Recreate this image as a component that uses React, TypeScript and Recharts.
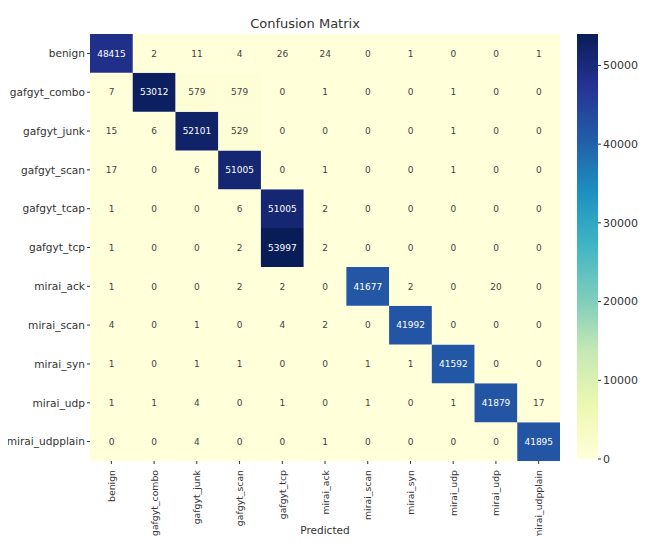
import { BarChart, Bar, XAxis, YAxis, Cell, LabelList } from "recharts";

// confusion matrix values, rows = actual, columns = predicted
const rowLabels = [
  "benign",
  "gafgyt_combo",
  "gafgyt_junk",
  "gafgyt_scan",
  "gafgyt_tcap",
  "gafgyt_tcp",
  "mirai_ack",
  "mirai_scan",
  "mirai_syn",
  "mirai_udp",
  "mirai_udpplain",
];

const colLabels = [
  "benign",
  "gafgyt_combo",
  "gafgyt_junk",
  "gafgyt_scan",
  "gafgyt_tcp",
  "mirai_ack",
  "mirai_scan",
  "mirai_syn",
  "mirai_udp",
  "mirai_udp",
  "mirai_udpplain",
];

const benign = [48415, 2, 11, 4, 26, 24, 0, 1, 0, 0, 1];
const gafgytCombo = [7, 53012, 579, 579, 0, 1, 0, 0, 1, 0, 0];
const gafgytJunk = [15, 6, 52101, 529, 0, 0, 0, 0, 1, 0, 0];
const gafgytScan = [17, 0, 6, 51005, 0, 1, 0, 0, 1, 0, 0];
const gafgytTcap = [1, 0, 0, 6, 51005, 2, 0, 0, 0, 0, 0];
const gafgytTcp = [1, 0, 0, 2, 53997, 2, 0, 0, 0, 0, 0];
const miraiAck = [1, 0, 0, 2, 2, 0, 41677, 2, 0, 20, 0];
const miraiScan = [4, 0, 1, 0, 4, 2, 0, 41992, 0, 0, 0];
const miraiSyn = [1, 0, 1, 1, 0, 0, 1, 1, 41592, 0, 0];
const miraiUdp = [1, 1, 4, 0, 1, 0, 1, 0, 1, 41879, 17];
const miraiUdpplain = [0, 0, 4, 0, 0, 1, 0, 0, 0, 0, 41895];

const matrix = [
  benign,
  gafgytCombo,
  gafgytJunk,
  gafgytScan,
  gafgytTcap,
  gafgytTcp,
  miraiAck,
  miraiScan,
  miraiSyn,
  miraiUdp,
  miraiUdpplain,
];

const colorbarTicks = [0, 10000, 20000, 30000, 40000, 50000];

// YlGnBu
const STOPS = [
  "#ffffd9",
  "#edf8b1",
  "#c7e9b4",
  "#7fcdbb",
  "#41b6c4",
  "#1d91c0",
  "#225ea8",
  "#253494",
  "#081d58",
];

const vmax = Math.max(...matrix.flat());

function hex(c: string) {
  return [1, 3, 5].map((i) => parseInt(c.slice(i, i + 2), 16));
}

function colorFor(v: number) {
  const t = Math.min(1, Math.max(0, v / vmax)) * (STOPS.length - 1);
  const i = Math.min(STOPS.length - 2, Math.floor(t));
  const f = t - i;
  const a = hex(STOPS[i]);
  const b = hex(STOPS[i + 1]);
  const rgb = a.map((x, k) => Math.round(x + (b[k] - x) * f));
  return `rgb(${rgb.join(",")})`;
}

// one entry per predicted column, every row cell has height 1
const chartData = colLabels.map((name, c) => {
  const d: any = { name };
  rowLabels.forEach((_, r) => {
    d[`r${r}`] = 1;
    d[`v${r}`] = matrix[r][c];
  });
  return d;
});

const rowTicks = rowLabels.map((_, i) => i + 0.5);
const FONT = "DejaVu Sans, sans-serif";
const TEXT = "#333";

function ColTick(props: any) {
  const { x, y, payload } = props;
  return (
    <g transform={`translate(${x},${y})`}>
      <text
        transform="rotate(-90)"
        x={-4}
        y={0}
        dy={3.5}
        textAnchor="end"
        fontSize={9.3}
        fill={TEXT}
        fontFamily={FONT}
      >
        {payload.value}
      </text>
    </g>
  );
}

function cellLabel(r: number) {
  return (props: any) => {
    const { x, y, width, height, value } = props;
    const dark = value / vmax > 0.45;
    return (
      <text
        x={x + width / 2}
        y={y + height / 2}
        dy={3.2}
        textAnchor="middle"
        fontSize={9}
        fontFamily={FONT}
        fill={dark ? "#fff" : "#444"}
        key={`lbl-${r}-${props.index}`}
      >
        {value}
      </text>
    );
  };
}

export default function App() {
  const rowsBottomUp = rowLabels.map((_, i) => rowLabels.length - 1 - i);

  return (
    <div
      style={{
        position: "relative",
        width: 646,
        height: 544,
        margin: -8,
        background: "#fff",
        fontFamily: FONT,
        overflow: "hidden",
      }}
    >
      <div
        style={{
          position: "absolute",
          left: 205,
          width: 200,
          top: 16,
          textAlign: "center",
          fontSize: 13,
          lineHeight: "15px",
          color: TEXT,
        }}
      >
        Confusion Matrix
      </div>

      <div style={{ position: "absolute", left: 0, top: 0 }}>
        <BarChart
          width={560}
          height={544}
          data={chartData}
          margin={{ top: 34, right: 0, bottom: 0, left: 0 }}
          barCategoryGap={0}
          barGap={0}
        >
          <XAxis
            dataKey="name"
            type="category"
            interval={0}
            height={83}
            axisLine={false}
            tickLine={{ stroke: TEXT }}
            tickSize={3}
            tick={<ColTick />}
          />
          <YAxis
            type="number"
            domain={[0, rowLabels.length]}
            ticks={rowTicks}
            interval={0}
            width={90}
            axisLine={false}
            tickLine={{ stroke: TEXT }}
            tickSize={3}
            tick={{ fontSize: 10.6, fill: TEXT, fontFamily: FONT }}
            tickFormatter={(t: number) =>
              rowLabels[rowLabels.length - 1 - Math.floor(t)]
            }
          />
          {rowsBottomUp.map((r) => (
            <Bar
              key={`row-${r}`}
              dataKey={`r${r}`}
              stackId="m"
              isAnimationActive={false}
            >
              {chartData.map((d, c) => (
                <Cell key={`cell-${r}-${c}`} fill={colorFor(d[`v${r}`])} />
              ))}
              <LabelList dataKey={`v${r}`} content={cellLabel(r)} />
            </Bar>
          ))}
        </BarChart>
      </div>

      <div
        style={{
          position: "absolute",
          left: 275,
          width: 100,
          top: 524,
          textAlign: "center",
          fontSize: 10.5,
          lineHeight: "13px",
          color: TEXT,
        }}
      >
        Predicted
      </div>

      <div style={{ position: "absolute", left: 577, top: 0 }}>
        <BarChart
          width={69}
          height={544}
          data={[{ name: "cb", v: vmax }]}
          margin={{ top: 34, right: 0, bottom: 85, left: 0 }}
          barCategoryGap={0}
        >
          <defs>
            <linearGradient id="ylgnbu" x1="0" y1="1" x2="0" y2="0">
              {STOPS.map((s, i) => (
                <stop
                  key={s}
                  offset={`${(i / (STOPS.length - 1)) * 100}%`}
                  stopColor={s}
                />
              ))}
            </linearGradient>
          </defs>
          <XAxis dataKey="name" hide />
          <YAxis
            orientation="right"
            type="number"
            domain={[0, vmax]}
            ticks={colorbarTicks}
            interval={0}
            width={48}
            axisLine={false}
            tickLine={{ stroke: TEXT }}
            tickSize={3}
            tick={{ fontSize: 11, fill: TEXT, fontFamily: FONT }}
          />
          <Bar dataKey="v" fill="url(#ylgnbu)" isAnimationActive={false} />
        </BarChart>
      </div>
    </div>
  );
}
════════════════════
> INSTRUCTION: All of the data needs repeating exactly, but the pictures do not.

> EXERCISE SOLUTION:
Recreate this image as a component that uses React, TypeScript and Recharts.
import { BarChart, Bar, XAxis, YAxis, Cell, LabelList } from "recharts";

// confusion matrix values, rows = actual, columns = predicted
const rowLabels = [
  "benign",
  "gafgyt_combo",
  "gafgyt_junk",
  "gafgyt_scan",
  "gafgyt_tcap",
  "gafgyt_tcp",
  "mirai_ack",
  "mirai_scan",
  "mirai_syn",
  "mirai_udp",
  "mirai_udpplain",
];

const colLabels = [
  "benign",
  "gafgyt_combo",
  "gafgyt_junk",
  "gafgyt_scan",
  "gafgyt_tcp",
  "mirai_ack",
  "mirai_scan",
  "mirai_syn",
  "mirai_udp",
  "mirai_udp",
  "mirai_udpplain",
];

const benign = [48415, 2, 11, 4, 26, 24, 0, 1, 0, 0, 1];
const gafgytCombo = [7, 53012, 579, 579, 0, 1, 0, 0, 1, 0, 0];
const gafgytJunk = [15, 6, 52101, 529, 0, 0, 0, 0, 1, 0, 0];
const gafgytScan = [17, 0, 6, 51005, 0, 1, 0, 0, 1, 0, 0];
const gafgytTcap = [1, 0, 0, 6, 51005, 2, 0, 0, 0, 0, 0];
const gafgytTcp = [1, 0, 0, 2, 53997, 2, 0, 0, 0, 0, 0];
const miraiAck = [1, 0, 0, 2, 2, 0, 41677, 2, 0, 20, 0];
const miraiScan = [4, 0, 1, 0, 4, 2, 0, 41992, 0, 0, 0];
const miraiSyn = [1, 0, 1, 1, 0, 0, 1, 1, 41592, 0, 0];
const miraiUdp = [1, 1, 4, 0, 1, 0, 1, 0, 1, 41879, 17];
const miraiUdpplain = [0, 0, 4, 0, 0, 1, 0, 0, 0, 0, 41895];

const matrix = [
  benign,
  gafgytCombo,
  gafgytJunk,
  gafgytScan,
  gafgytTcap,
  gafgytTcp,
  miraiAck,
  miraiScan,
  miraiSyn,
  miraiUdp,
  miraiUdpplain,
];

const colorbarTicks = [0, 10000, 20000, 30000, 40000, 50000];

// YlGnBu
const STOPS = [
  "#ffffd9",
  "#edf8b1",
  "#c7e9b4",
  "#7fcdbb",
  "#41b6c4",
  "#1d91c0",
  "#225ea8",
  "#253494",
  "#081d58",
];

const vmax = Math.max(...matrix.flat());

function hex(c: string) {
  return [1, 3, 5].map((i) => parseInt(c.slice(i, i + 2), 16));
}

function colorFor(v: number) {
  const t = Math.min(1, Math.max(0, v / vmax)) * (STOPS.length - 1);
  const i = Math.min(STOPS.length - 2, Math.floor(t));
  const f = t - i;
  const a = hex(STOPS[i]);
  const b = hex(STOPS[i + 1]);
  const rgb = a.map((x, k) => Math.round(x + (b[k] - x) * f));
  return `rgb(${rgb.join(",")})`;
}

// one entry per predicted column, every row cell has height 1
const chartData = colLabels.map((name, c) => {
  const d: any = { name };
  rowLabels.forEach((_, r) => {
    d[`r${r}`] = 1;
    d[`v${r}`] = matrix[r][c];
  });
  return d;
});

const rowTicks = rowLabels.map((_, i) => i + 0.5);
const FONT = "DejaVu Sans, sans-serif";
const TEXT = "#333";

function ColTick(props: any) {
  const { x, y, payload } = props;
  return (
    <g transform={`translate(${x},${y})`}>
      <text
        transform="rotate(-90)"
        x={-4}
        y={0}
        dy={3.5}
        textAnchor="end"
        fontSize={9.3}
        fill={TEXT}
        fontFamily={FONT}
      >
        {payload.value}
      </text>
    </g>
  );
}

function cellLabel(r: number) {
  return (props: any) => {
    const { x, y, width, height, value } = props;
    const dark = value / vmax > 0.45;
    return (
      <text
        x={x + width / 2}
        y={y + height / 2}
        dy={3.2}
        textAnchor="middle"
        fontSize={9}
        fontFamily={FONT}
        fill={dark ? "#fff" : "#444"}
        key={`lbl-${r}-${props.index}`}
      >
        {value}
      </text>
    );
  };
}

export default function App() {
  const rowsBottomUp = rowLabels.map((_, i) => rowLabels.length - 1 - i);

  return (
    <div
      style={{
        position: "relative",
        width: 646,
        height: 544,
        margin: -8,
        background: "#fff",
        fontFamily: FONT,
        overflow: "hidden",
      }}
    >
      <div
        style={{
          position: "absolute",
          left: 205,
          width: 200,
          top: 16,
          textAlign: "center",
          fontSize: 13,
          lineHeight: "15px",
          color: TEXT,
        }}
      >
        Confusion Matrix
      </div>

      <div style={{ position: "absolute", left: 0, top: 0 }}>
        <BarChart
          width={560}
          height={544}
          data={chartData}
          margin={{ top: 34, right: 0, bottom: 0, left: 0 }}
          barCategoryGap={0}
          barGap={0}
        >
          <XAxis
            dataKey="name"
            type="category"
            interval={0}
            height={83}
            axisLine={false}
            tickLine={{ stroke: TEXT }}
            tickSize={3}
            tick={<ColTick />}
          />
          <YAxis
            type="number"
            domain={[0, rowLabels.length]}
            ticks={rowTicks}
            interval={0}
            width={90}
            axisLine={false}
            tickLine={{ stroke: TEXT }}
            tickSize={3}
            tick={{ fontSize: 10.6, fill: TEXT, fontFamily: FONT }}
            tickFormatter={(t: number) =>
              rowLabels[rowLabels.length - 1 - Math.floor(t)]
            }
          />
          {rowsBottomUp.map((r) => (
            <Bar
              key={`row-${r}`}
              dataKey={`r${r}`}
              stackId="m"
              isAnimationActive={false}
            >
              {chartData.map((d, c) => (
                <Cell key={`cell-${r}-${c}`} fill={colorFor(d[`v${r}`])} />
              ))}
              <LabelList dataKey={`v${r}`} content={cellLabel(r)} />
            </Bar>
          ))}
        </BarChart>
      </div>

      <div
        style={{
          position: "absolute",
          left: 275,
          width: 100,
          top: 524,
          textAlign: "center",
          fontSize: 10.5,
          lineHeight: "13px",
          color: TEXT,
        }}
      >
        Predicted
      </div>

      <div style={{ position: "absolute", left: 577, top: 0 }}>
        <BarChart
          width={69}
          height={544}
          data={[{ name: "cb", v: vmax }]}
          margin={{ top: 34, right: 0, bottom: 85, left: 0 }}
          barCategoryGap={0}
        >
          <defs>
            <linearGradient id="ylgnbu" x1="0" y1="1" x2="0" y2="0">
              {STOPS.map((s, i) => (
                <stop
                  key={s}
                  offset={`${(i / (STOPS.length - 1)) * 100}%`}
                  stopColor={s}
                />
              ))}
            </linearGradient>
          </defs>
          <XAxis dataKey="name" hide />
          <YAxis
            orientation="right"
            type="number"
            domain={[0, vmax]}
            ticks={colorbarTicks}
            interval={0}
            width={48}
            axisLine={false}
            tickLine={{ stroke: TEXT }}
            tickSize={3}
            tick={{ fontSize: 11, fill: TEXT, fontFamily: FONT }}
          />
          <Bar dataKey="v" fill="url(#ylgnbu)" isAnimationActive={false} />
        </BarChart>
      </div>
    </div>
  );
}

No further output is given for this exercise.